Best For: Early-stage SaaS startups (seed to Series A) with 5-30 person sales teams prioritizing speed and ease of use

Dooly takes a lightweight approach to revenue forecasting by building directly into your daily sales workflow. Instead of requiring reps to log into a separate analytics tool, Dooly surfaces forecasting insights alongside deal data in Slack and email. It's designed for startups that prioritize speed over deep customization. Dooly handles pipeline automation, deal logging, and basic forecasting without complexity—making it ideal for early-stage teams that haven't yet built a formal revenue operations function.

Pricing: $19-$49 per user per month depending on the plan. Transparent pricing published on their website.

Key Features

  • One-click deal logging from Slack and email
  • Pipeline visibility and automated deal notifications
  • Basic forecasting with timeline predictions
  • Sales activity capture without manual data entry
  • Mobile-friendly rep dashboard

Pros

  • +Extremely low friction to adopt—reps use it immediately in Slack without CRM switching
  • +Pricing scales affordably with your team—great for startups
  • +Excellent for early-stage teams that haven't yet built formal sales processes
  • +Setup takes days, not weeks—you're running forecasts within a week

Cons

  • -Limited customization—you can't build complex sales stages or approval workflows
  • -Forecasting accuracy is basic; it doesn't model deal complexity or rep tenure
  • -Requires Slack adoption for best experience; standalone product is less powerful
  • -Not suitable for complex enterprise sales cycles with multiple stakeholders

Verdict

Dooly is the best choice for early-stage startups building their first forecasting system. It removes friction from deal logging and gives you baseline visibility without operational overhead. As you scale past 30 sales reps or move toward enterprise deals, plan to migrate to a more sophisticated platform like InsightSquared or Clari.

#5

People.ai

Best For: SaaS companies with sales teams that resist manual CRM updates and want behavioral data driving forecasts

People.ai stands out for turning behavioral data into predictive insights without requiring manual CRM updates. The platform captures engagement signals—calls, emails, meetings, website visits—and automatically scores deal health based on actual buyer behavior. This eliminates the dependency on reps consistently updating Salesforce stages. People.ai is strongest for teams that struggle with data hygiene or want to understand what buyer behaviors actually predict deal closure.
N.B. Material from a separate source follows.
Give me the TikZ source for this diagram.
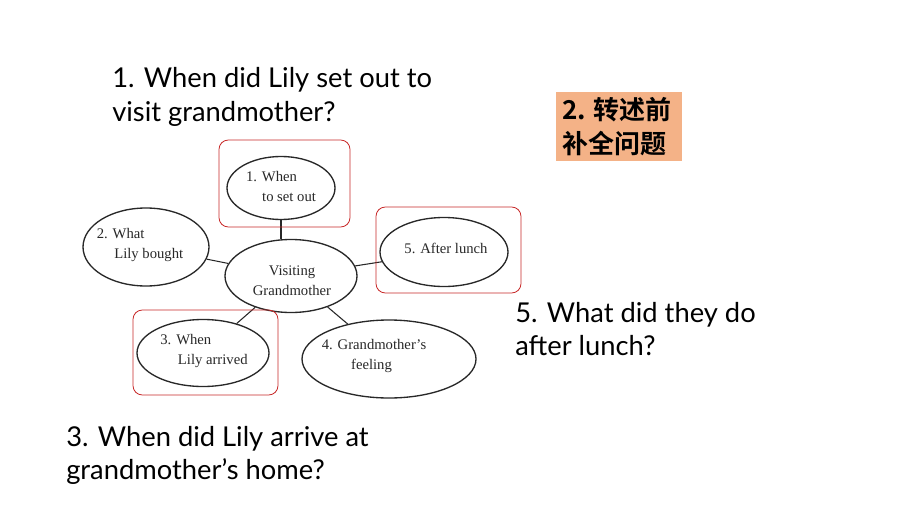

Pricing: Custom pricing starting around $50,000+ annually depending on data volume. Contact sales for evaluation.

Key Features

  • Automatic engagement tracking from email, calls, and calendar
  • Behavioral deal scoring independent of CRM stage progression
  • Buying group analysis showing all stakeholders and their engagement level
  • Predictive signals for deal velocity and closure risk
  • Integration with Salesforce, HubSpot, and Outreach

Pros

  • +Reduces CRM data dependency—works even if sales reps rarely update stages
  • +Buying group visibility shows all stakeholders, not just the primary contact
  • +AI learns from your actual deal patterns to improve forecast accuracy over time
  • +Engagement tracking eliminates need for separate conversation intelligence tool

Cons

  • -Implementation requires email and calendar data sharing—privacy considerations with some teams
  • -Significant setup required to map custom fields and buying group definitions
  • -Pricing is high relative to smaller competitors—challenging for pre-Series B startups
  • -Forecast accuracy takes 3-4 months to stabilize as AI learns your patterns

Verdict

Choose People.ai if your sales team won't maintain accurate CRM data and you want behavioral intelligence driving your forecasts. The platform essentially works around poor CRM hygiene by capturing truth from interactions. Expect 6-8 week implementation and 3-month learning period before forecast accuracy peaks.

#6

Salesforce Einstein Analytics

Best For: Mid-market Salesforce-native companies that want forecasting without adding new vendors

Einstein Analytics is Salesforce's native AI forecasting tool, tightly integrated into the Salesforce ecosystem. For teams already deeply invested in Salesforce, it offers forecast modeling, deal analytics, and sales insights without adding another platform. Einstein uses machine learning to identify deal patterns and predict closure probability. The main advantage is simplicity for Salesforce-native organizations; the main limitation is lower sophistication than dedicated forecasting platforms.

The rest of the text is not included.